Descriptors, magic methods, and inheritance: oh my! on Nov. 19, 2017 at 4:20 p.m. in R-M120

It's very simple to write straightforward imperative code with Python. You can easily define classes and functions, and write behavior inside them. However, pure imperative design means that you'll likely end up writing the same patterns of code over and over - whether it's requests.get() or LOGGER = getLogger(__name__). By taking advantage of some of the more advanced features of the Python language, like descriptors, overridden magic methods, and creative uses of inheritance, we can make our code smaller and more expressive. Proper abstractions will also make it easier to test your code thoroughly and effectively - because you're not reimplementing behavior unnecessarily, you can properly test the one place you do implement it, and rely on it from then on. And, it becomes much easier to add features later on that rely on existing behavior - you just need to describe them in terms of the things you've already implemented.


Speaker

Jesse Shapiro

Jesse Shapiro is a senior open sourcerer focusing full-time on the Open edX online learning platform. Jesse is also a member of the core team for the urllib3 project, which plays an essential part in Requests, pip, and most other Python HTTP libraries.
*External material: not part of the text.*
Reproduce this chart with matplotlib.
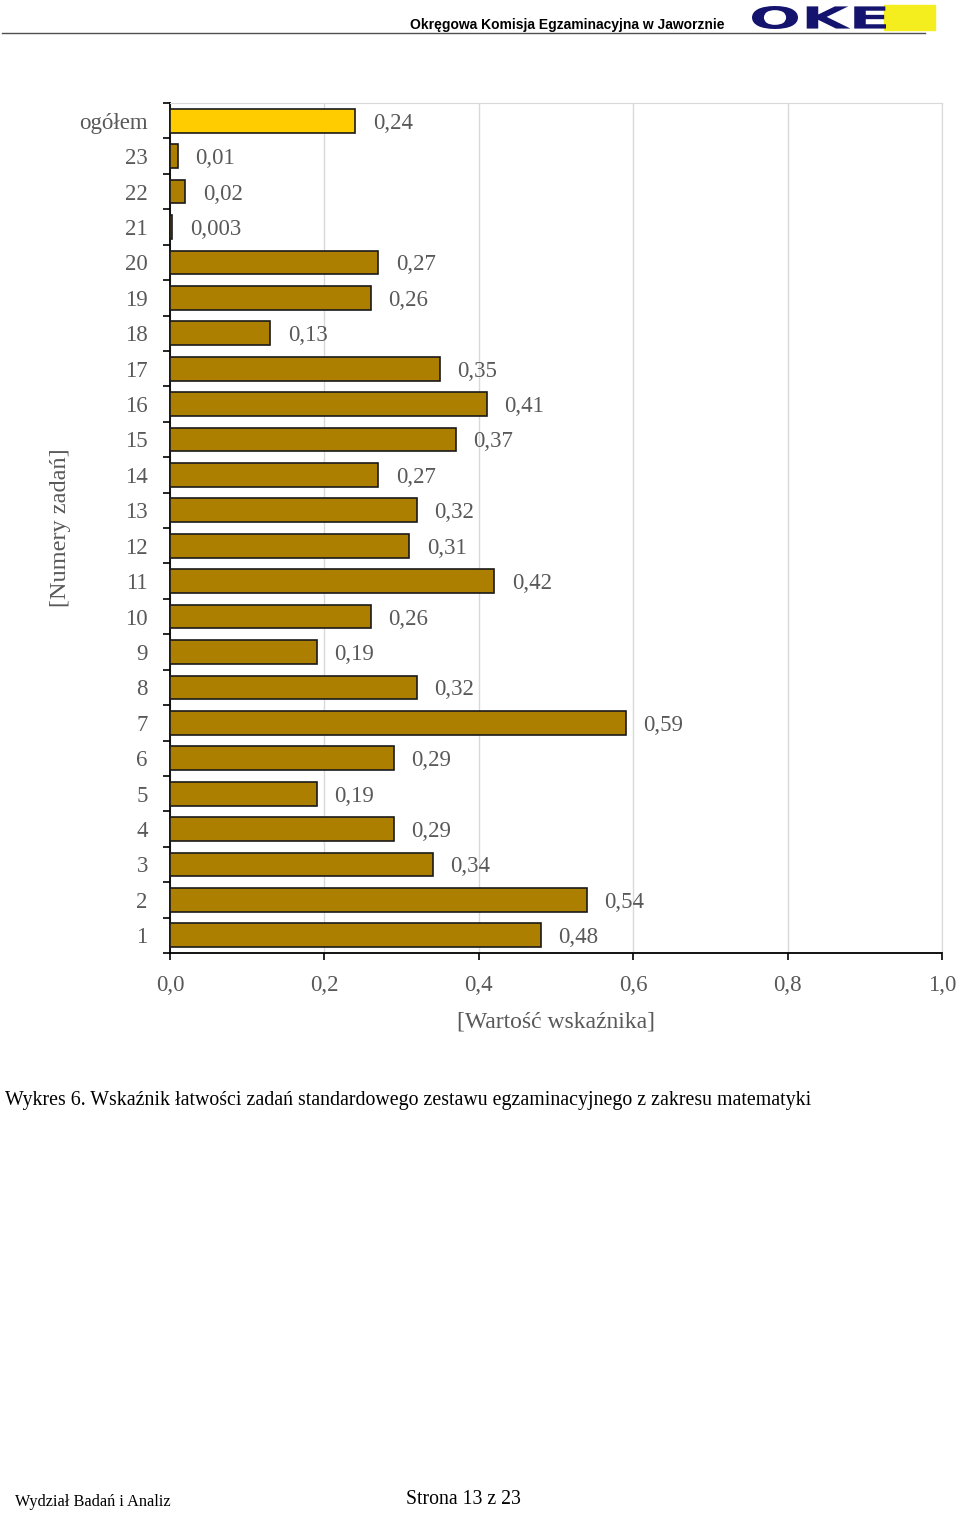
"""
Wykres 6 - wskaźnik łatwości zadań (słupki poziome).
"""

import numpy as np
import matplotlib.pyplot as plt
from matplotlib.patches import Rectangle, PathPatch
from matplotlib.textpath import TextPath
from matplotlib.font_manager import FontProperties
from matplotlib.transforms import Affine2D

# dane: od zadania 1 do 23, na końcu "ogółem"
categories = [str(i) for i in range(1, 24)] + ['ogółem']
values = [0.48, 0.54, 0.34, 0.29, 0.19, 0.29, 0.59, 0.32, 0.19, 0.26,
          0.42, 0.31, 0.32, 0.27, 0.37, 0.41, 0.35, 0.13, 0.26, 0.27,
          0.003, 0.02, 0.01, 0.24]
value_labels = ['0,48', '0,54', '0,34', '0,29', '0,19', '0,29', '0,59', '0,32',
                '0,19', '0,26', '0,42', '0,31', '0,32', '0,27', '0,37', '0,41',
                '0,35', '0,13', '0,26', '0,27', '0,003', '0,02', '0,01', '0,24']
x_ticks = [0.0, 0.2, 0.4, 0.6, 0.8, 1.0]
x_tick_labels = ['0,0', '0,2', '0,4', '0,6', '0,8', '1,0']

BAR_COLOR = '#AD7F00'
TOTAL_COLOR = '#FFCC00'
TEXT_GRAY = '#595959'
SERIF = 'Liberation Serif'
W, H = 960, 1513


def fx(px):
    return px / W


def fy(py):
    return 1 - py / H


fig = plt.figure(figsize=(9.6, 15.13), dpi=100)
ax = fig.add_axes([0.1771, 0.3701, 0.8042, 0.5618])

y = np.arange(len(categories))
colors = [BAR_COLOR] * (len(categories) - 1) + [TOTAL_COLOR]
ax.barh(y, values, height=0.67, color=colors, edgecolor='#1a1a1a',
        linewidth=1.2, zorder=3)

for yi, v, lab in zip(y, values, value_labels):
    ax.annotate(lab, (v, yi), xytext=(12.5, 0), textcoords='offset points',
                ha='left', va='center_baseline', fontsize=16.5, family=SERIF,
                color=TEXT_GRAY)

ax.set_xlim(0, 1.0)
ax.set_ylim(-0.5, len(categories) - 0.5)

ax.set_xticks(x_ticks)
ax.set_xticklabels(x_tick_labels, fontsize=16.5, family=SERIF, color=TEXT_GRAY)
ax.tick_params(axis='x', direction='out', length=5, width=1.2,
               color='black', pad=11)

ax.set_yticks(y)
ax.set_yticklabels(categories, fontsize=16.5, family=SERIF, color=TEXT_GRAY,
                   va='center_baseline')
ax.tick_params(axis='y', which='major', length=0, pad=16)
ax.set_yticks(np.arange(-0.5, len(categories)), minor=True)
ax.tick_params(axis='y', which='minor', direction='out', length=5,
               width=1.2, color='black')

ax.grid(axis='x', color='#d9d9d9', linewidth=1, zorder=0)
ax.spines['left'].set_color('black')
ax.spines['left'].set_linewidth(1.3)
ax.spines['bottom'].set_color('black')
ax.spines['bottom'].set_linewidth(1.3)
ax.spines['top'].set_color('#d9d9d9')
ax.spines['right'].set_color('#d9d9d9')

ax.set_xlabel('[Wartość wskaźnika]', fontsize=17, family=SERIF,
              color=TEXT_GRAY, labelpad=11)
ax.set_ylabel('[Numery zadań]', fontsize=17.5, family=SERIF,
              color=TEXT_GRAY, labelpad=6)

# nagłówek strony
fig.text(fx(410), fy(25), 'Okręgowa Komisja Egzaminacyjna w Jaworznie',
         fontsize=10, fontweight='bold', family='Liberation Sans',
         ha='left', va='center', color='black')
fig.add_artist(plt.Line2D([fx(2), fx(925)], [fy(33)] * 2,
                          color='#505050', linewidth=1))

# logo OKE: żółty prostokąt + litery rozciągnięte do ramki
fig.add_artist(Rectangle((fx(884), fy(30)), fx(935) - fx(884), fy(5) - fy(30),
                         transform=fig.transFigure, color='#F5EE1E',
                         zorder=1))
tp = TextPath((0, 0), 'OKE', size=1,
              prop=FontProperties(family='DejaVu Sans', weight='heavy'))
ext = tp.get_extents()
x0, x1, y0, y1 = fx(752), fx(886), fy(29), fy(6)
tr = (Affine2D().translate(-ext.x0, -ext.y0)
      .scale((x1 - x0) / ext.width, (y1 - y0) / ext.height)
      .translate(x0, y0) + fig.transFigure)
fig.add_artist(PathPatch(tp, transform=tr, color='#14146E', lw=0, zorder=2))

# podpis wykresu
fig.text(fx(5), fy(1101),
         'Wykres 6. Wskaźnik łatwości zadań standardowego zestawu '
         'egzaminacyjnego z zakresu matematyki',
         fontsize=14.3, family=SERIF, ha='left', va='center', color='black')

# stopka
fig.text(fx(15), fy(1502), 'Wydział Badań i Analiz', fontsize=11.7,
         family=SERIF, ha='left', va='center', color='black')
fig.text(fx(406), fy(1500), 'Strona 13 z 23', fontsize=14.2,
         family=SERIF, ha='left', va='center', color='black')

fig.savefig('out.png', dpi=100)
Jesse's own projects include the now-defunct beekeeper API client builder and kodipydent, a library to make interacting with the Kodi JSON-RPC API easier to do. He lives in Boston with his much-smarter partner, and loves baking, working on his homebrew home theater and home automation systems, and messing with arcane aspects of Python to try to find new API paradigms. Jesse's preferred pronouns are he/him/his.